Extract the opening line of the entries and every line after it, stopping at and including the line that contains "const legendX = [29, 181, 336, 507, 836];". Do not include pictures.
====== Record excerpts
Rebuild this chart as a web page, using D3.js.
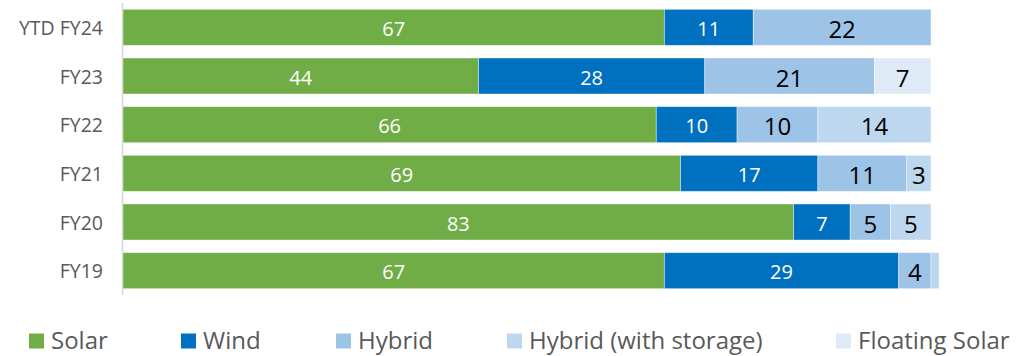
<!DOCTYPE html>
<html>
<head>
<meta charset="utf-8">
<script src="https://cdn.jsdelivr.net/npm/d3@7/dist/d3.min.js"></script>
<style>
  html, body { margin: 0; padding: 0; background: #fff; }
  svg { display: block; }
  text { font-family: "Open Sans", sans-serif; }
</style>
</head>
<body>
<svg id="chart" width="1025" height="356"></svg>
<script>
const categories = ["YTD FY24", "FY23", "FY22", "FY21", "FY20", "FY19"];
const seriesNames = ["Solar", "Wind", "Hybrid", "Hybrid (with storage)", "Floating Solar"];
const solar          = [67, 44, 66, 69, 83, 67];
const wind           = [11, 28, 10, 17, 7, 29];
const hybrid         = [22, 21, 10, 11, 5, 4];
const hybridStorage  = [0, 0, 14, 3, 5, 1];
const floatingSolar  = [0, 7, 0, 0, 0, 0];
const colors = ["#70AD47", "#0070C0", "#9DC3E6", "#BDD7EE", "#DEEBF7"];
const legendX = [29, 181, 336, 507, 836];

const seriesValues = [solar, wind, hybrid, hybridStorage, floatingSolar];
const rows = categories.map((c, i) => {
  const r = { cat: c };
  seriesNames.forEach((s, j) => r[s] = seriesValues[j][i]);
  return r;
});
const stacked = d3.stack().keys(seriesNames)(rows);

const svg = d3.select("#chart");
const x = d3.scaleLinear().domain([0, 100]).range([123, 931]);
const y = d3.scaleBand().domain(categories).range([3, 295]).paddingInner(0.26).paddingOuter(0.13);

// axis line
svg.append("line")
  .attr("x1", 122.5).attr("x2", 122.5)
  .attr("y1", 3).attr("y2", 295)
  .attr("stroke", "#d4d4d4").attr("stroke-width", 1.5);

// category labels
svg.append("g").selectAll("text").data(categories).join("text")
  .attr("x", 103)
  .attr("y", d => y(d) + y.bandwidth() / 2)
  .attr("text-anchor", "end")
  .attr("dominant-baseline", "central")
  .attr("font-size", 19.5)
  .attr("fill", "#595959")
  .text(d => d);

const groups = svg.append("g").selectAll("g").data(stacked).join("g")
  .attr("fill", (d, i) => colors[i]);

groups.selectAll("rect").data(d => d.map(v => ({ v, key: d.key }))).join("rect")
  .attr("x", d => x(d.v[0]))
  .attr("y", d => y(d.v.data.cat))
  .attr("width", d => x(d.v[1]) - x(d.v[0]))
  .attr("height", y.bandwidth())
  .attr("stroke", "#ffffff")
  .attr("stroke-opacity", 0.5)
  .attr("stroke-width", 0.8);

// value labels
stacked.forEach((s, i) => {
  const dark = i < 2;
  svg.append("g").selectAll("text").data(s.filter(d => d[1] - d[0] >= 2)).join("text")
    .attr("x", d => (x(d[0]) + x(d[1])) / 2)
    .attr("y", d => y(d.data.cat) + y.bandwidth() / 2 + 1)
    .attr("text-anchor", "middle")
    .attr("dominant-baseline", "central")
    .attr("font-size", dark ? 20 : 24)
    .attr("fill", dark ? "#ffffff" : "#000000")
    .text(d => d[1] - d[0]);
});

// legend
const lg = svg.append("g").selectAll("g").data(seriesNames).join("g")
  .attr("transform", (d, i) => `translate(${legendX[i]},339.5)`);
lg.append("rect").attr("x", 0).attr("y", -6).attr("width", 15).attr("height", 15)
  .attr("fill", (d, i) => colors[i]);
lg.append("text").attr("x", 22).attr("y", 0)
  .attr("dominant-baseline", "central")
  .attr("font-size", 24)
  .attr("fill", "#595959")
  .text(d => d);
</script>
</body>
</html>
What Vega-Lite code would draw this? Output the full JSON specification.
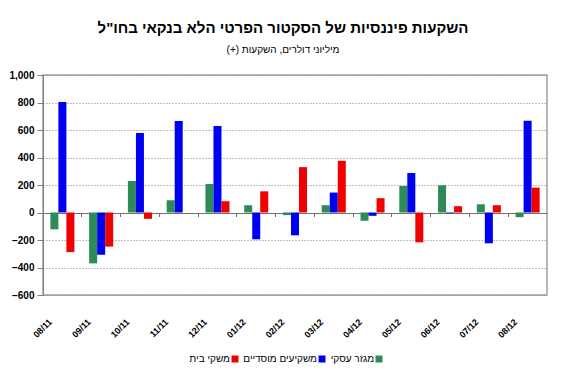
============
— Response to this exercise —
Rebuild this chart as a web page, using D3.js.
<!DOCTYPE html>
<html>
<head>
<meta charset="utf-8">
<script src="https://cdn.jsdelivr.net/npm/d3@7/dist/d3.min.js"></script>
<style>
  html, body { margin: 0; padding: 0; background: #fff; }
  svg { display: block; }
  text { font-family: "Open Sans", sans-serif; }
</style>
</head>
<body>
<svg id="chart" width="1025" height="356"></svg>
<script>
const categories = ["YTD FY24", "FY23", "FY22", "FY21", "FY20", "FY19"];
const seriesNames = ["Solar", "Wind", "Hybrid", "Hybrid (with storage)", "Floating Solar"];
const solar          = [67, 44, 66, 69, 83, 67];
const wind           = [11, 28, 10, 17, 7, 29];
const hybrid         = [22, 21, 10, 11, 5, 4];
const hybridStorage  = [0, 0, 14, 3, 5, 1];
const floatingSolar  = [0, 7, 0, 0, 0, 0];
const colors = ["#70AD47", "#0070C0", "#9DC3E6", "#BDD7EE", "#DEEBF7"];
const legendX = [29, 181, 336, 507, 836];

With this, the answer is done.